Where cows have dish-like hoofs, bison have split hoofs. As a result, they don’t compress the soil as much as cattle do, nor do they cut cow-paths down to streams and lakes. However, when you get a herd of several hundred, or several thousand, two-ton animals going anywhere together, they will leave a mark on the landscape. There are still places in far western KS and eastern CO where, when the light is right, you can see the remnants of the trails the herds made as they migrated north and south along the ladder of rivers across the plains.
Bison also do not shade up like cattle. Cattle deal with heat by finding shady places and laying down or standing for hours and chewing their cud. Instead, bison stayed on the grasslands in summer unless drought dried the grasses and playas too much. Even then, the bison often went east, to the wetter Great Plains and Low Rolling Plains, or west to the mountains, leaving the area completely.
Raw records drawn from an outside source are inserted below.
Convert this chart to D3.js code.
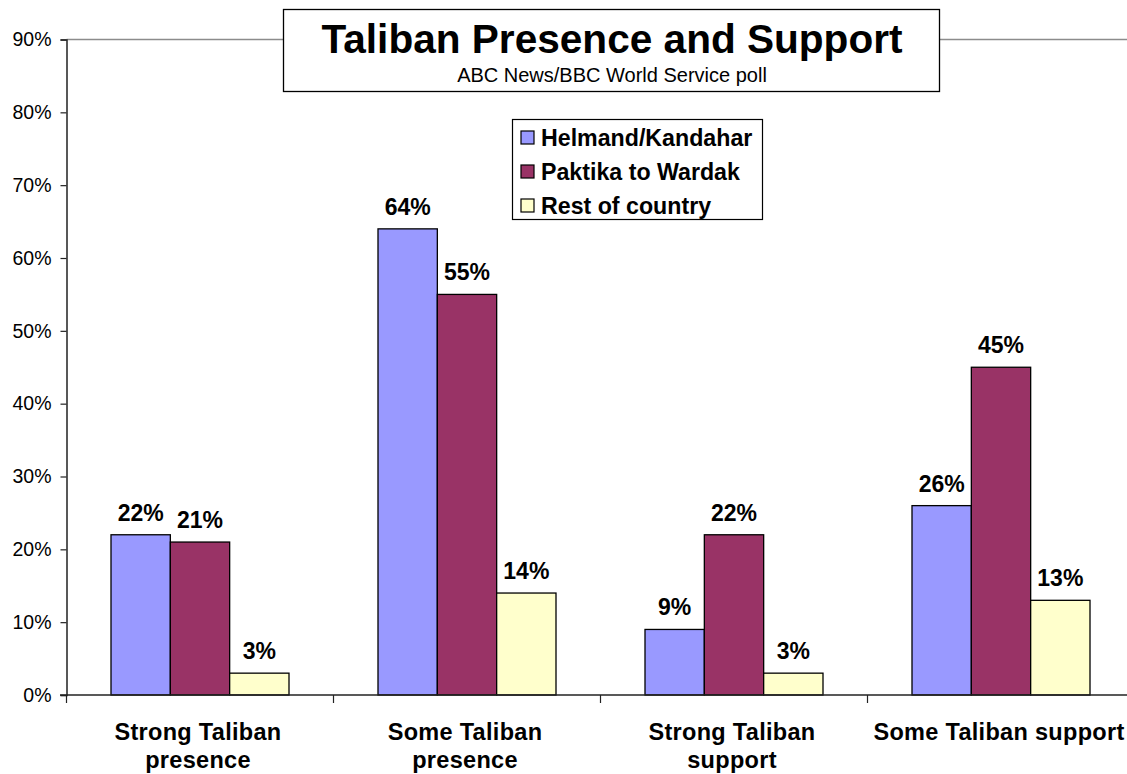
<!DOCTYPE html>
<html><head><meta charset="utf-8">
<script src="https://cdn.jsdelivr.net/npm/d3@7"></script>
<style>body{margin:0;background:#fff}svg{display:block;font-family:"Liberation Sans",Arial,sans-serif}</style>
</head><body><svg id="c" width="1127" height="774"></svg>
<script>
const categories = [["Strong Taliban","presence"],["Some Taliban","presence"],["Strong Taliban","support"],["Some Taliban support"]];
const seriesNames = ["Helmand/Kandahar","Paktika to Wardak","Rest of country"];
const helmand = [22, 64, 9, 26];
const paktika = [21, 55, 22, 45];
const rest = [3, 14, 3, 13];
const seriesValues = [helmand, paktika, rest];
const colors = ["#9999FF","#993366","#FFFFCC"];
const yTicks = [0,10,20,30,40,50,60,70,80,90];
const chartTitle = "Taliban Presence and Support";
const chartSubtitle = "ABC News/BBC World Service poll";

(function(){
const svg = d3.select("#c");
const pl = 66.5, pr = 1134.5, pt = 39.5, pb = 695;
const catKeys = categories.map((c,i)=>i);
const x0 = d3.scaleBand().domain(catKeys).range([pl,pr]).padding(0);
const x1 = d3.scaleBand().domain(d3.range(seriesNames.length)).range([0,x0.bandwidth()]).paddingInner(0).paddingOuter(0.75);
const y = d3.scaleLinear().domain([0,90]).range([pb,pt]);

// top border
svg.append("line").attr("x1",pl).attr("x2",1127).attr("y1",pt).attr("y2",pt).attr("stroke","#8c8c8c").attr("stroke-width",1.5);

// y axis
const yAxis = svg.append("g").attr("transform",`translate(${pl},0)`)
  .call(d3.axisLeft(y).tickValues(yTicks).tickFormat(d=>d+"%").tickSize(6).tickPadding(9));
yAxis.select(".domain").attr("stroke","#222").attr("stroke-width",1.5);
yAxis.selectAll(".tick line").attr("stroke","#222").attr("stroke-width",1.2);
yAxis.selectAll("text").attr("font-size","19.5px").attr("fill","#000").attr("font-family","Liberation Sans, Arial, sans-serif");

// bars
seriesValues.forEach((vals,s)=>{
  svg.append("g").selectAll("rect").data(vals).join("rect")
    .attr("x",(d,i)=>x0(i)+x1(s))
    .attr("width",x1.bandwidth())
    .attr("y",d=>y(d))
    .attr("height",d=>y(0)-y(d))
    .attr("fill",colors[s]).attr("stroke","#000").attr("stroke-width",1.3);
  svg.append("g").selectAll("text").data(vals).join("text")
    .attr("x",(d,i)=>x0(i)+x1(s)+x1.bandwidth()/2)
    .attr("y",d=>y(d)-14)
    .attr("text-anchor","middle").attr("font-weight","bold").attr("font-size","23px")
    .text(d=>d+"%");
});

// x axis
const xAxisG = svg.append("g");
xAxisG.append("line").attr("x1",60).attr("x2",1127).attr("y1",pb).attr("y2",pb).attr("stroke","#222").attr("stroke-width",1.5);
xAxisG.selectAll("line.t").data(d3.range(categories.length+1)).join("line").attr("class","t")
  .attr("x1",d=>pl+d*x0.step()).attr("x2",d=>pl+d*x0.step())
  .attr("y1",pb).attr("y2",pb+8).attr("stroke","#222").attr("stroke-width",1.2);
categories.forEach((lines,i)=>{
  const cx = x0(i)+x0.bandwidth()/2 - 2;
  const t = svg.append("text").attr("text-anchor","middle").attr("font-weight","bold").attr("font-size","23.5px")
    .attr("letter-spacing","0.3px")
    .attr("x",cx).attr("y",740);
  lines.forEach((l,j)=>t.append("tspan").attr("x",cx).attr("dy",j?28:0).text(l));
});

// title box
svg.append("rect").attr("x",283.5).attr("y",9.5).attr("width",656).attr("height",82).attr("fill","#fff").attr("stroke","#000").attr("stroke-width",1.3);
svg.append("text").attr("x",612).attr("y",53).attr("text-anchor","middle").attr("font-weight","bold").attr("font-size","40.6px").text(chartTitle);
svg.append("text").attr("x",612).attr("y",82).attr("text-anchor","middle").attr("font-size","20px").text(chartSubtitle);

// legend
const lg = svg.append("g");
lg.append("rect").attr("x",512.5).attr("y",119.5).attr("width",250).attr("height",100).attr("fill","#fff").attr("stroke","#000").attr("stroke-width",1.2);
seriesNames.forEach((n,i)=>{
  const cy = 137.5 + i*34;
  lg.append("rect").attr("x",521).attr("y",cy-6.5).attr("width",13).attr("height",13).attr("fill",colors[i]).attr("stroke","#000").attr("stroke-width",1.2);
  lg.append("text").attr("x",541).attr("y",cy+8).attr("font-weight","bold").attr("font-size","23.2px").text(n);
});
})();
</script></body></html>
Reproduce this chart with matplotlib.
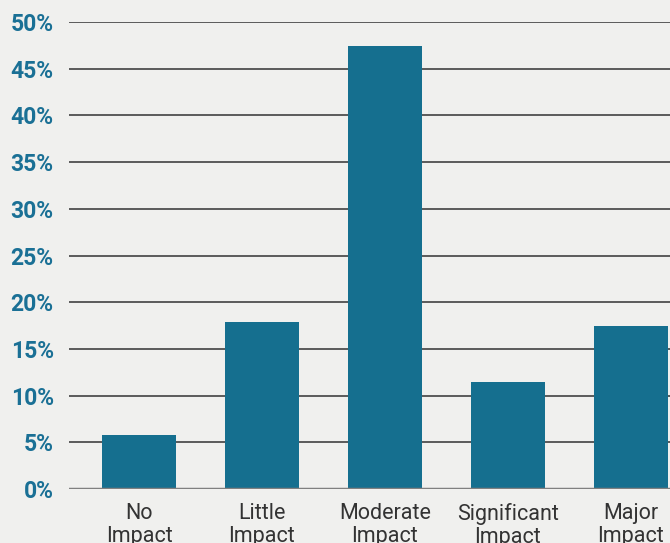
import matplotlib.pyplot as plt

categories = ["No\nImpact", "Little\nImpact", "Moderate\nImpact", "Significant\nImpact", "Major\nImpact"]
values = [5.8, 17.9, 47.4, 11.5, 17.4]
yticks = [0, 5, 10, 15, 20, 25, 30, 35, 40, 45, 50]
ytick_labels = [f"{t}%" for t in yticks]

bg = "#f0f0ee"
bar_color = "#156f8f"

plt.rcParams['font.family'] = ['Roboto', 'DejaVu Sans']

fig = plt.figure(figsize=(6.7, 5.43), dpi=100, facecolor=bg)
ax = fig.add_axes([0.103, 0.0994, 0.897, 0.8601], facecolor=bg)

x = list(range(len(categories)))
ax.bar(x, values, width=0.6, color=bar_color, zorder=3)

ax.set_ylim(0, 50)
ax.set_xlim(-0.57, 4.32)
ax.set_yticks(yticks)
ax.set_yticklabels(ytick_labels, fontsize=16.5, fontweight='bold', color="#1a7095")
ax.set_xticks(x)
ax.set_xticklabels(categories, fontsize=15.5, color="#333333", linespacing=1.1)

for t in yticks[1:]:
    ax.axhline(t, color="#5a5a5a", linewidth=1.4, zorder=1)
ax.axhline(0, color="#808080", linewidth=2.5, zorder=4)

for s in ax.spines.values():
    s.set_visible(False)
ax.tick_params(axis='both', length=0)
ax.tick_params(axis='y', pad=11)
ax.tick_params(axis='x', pad=10)

fig.savefig("out.png", dpi=100, facecolor=bg)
Cattle seek shade, flattening the grass and eating out the river and stream banks and lake shores. When this happens during the end of the growing season, the plants don’t come back as well the next spring. Bison preferred the lowlands in winter, while the plants remained dormant. Grazing didn’t do as much damage, and over the ten thousand years of bison on the plains, the plants adapted to them. And vice versa.
Bison also acted as nutrient transporters. What went in also came out, and they spread nitrogen, urea, moisture, and minerals across the plains as they grazed and excreted. You did not want to drink downstream of a buffalo herd. When they died, their remains decomposed back into the soil or served as food for wolves, buzzards, insects and other scavengers.
When the Spanish and US explorers arrived on the High Plains, the land they saw was a land with bison, shaped and fitted to the great herds of shaggy bovines, and vice versa. The semi-arid environment of the Llano favored short grasses and big grazers, a buffalo steppe. Bison were one of the keystone species of the High Plains, one upon which many other species depended or had adapted to.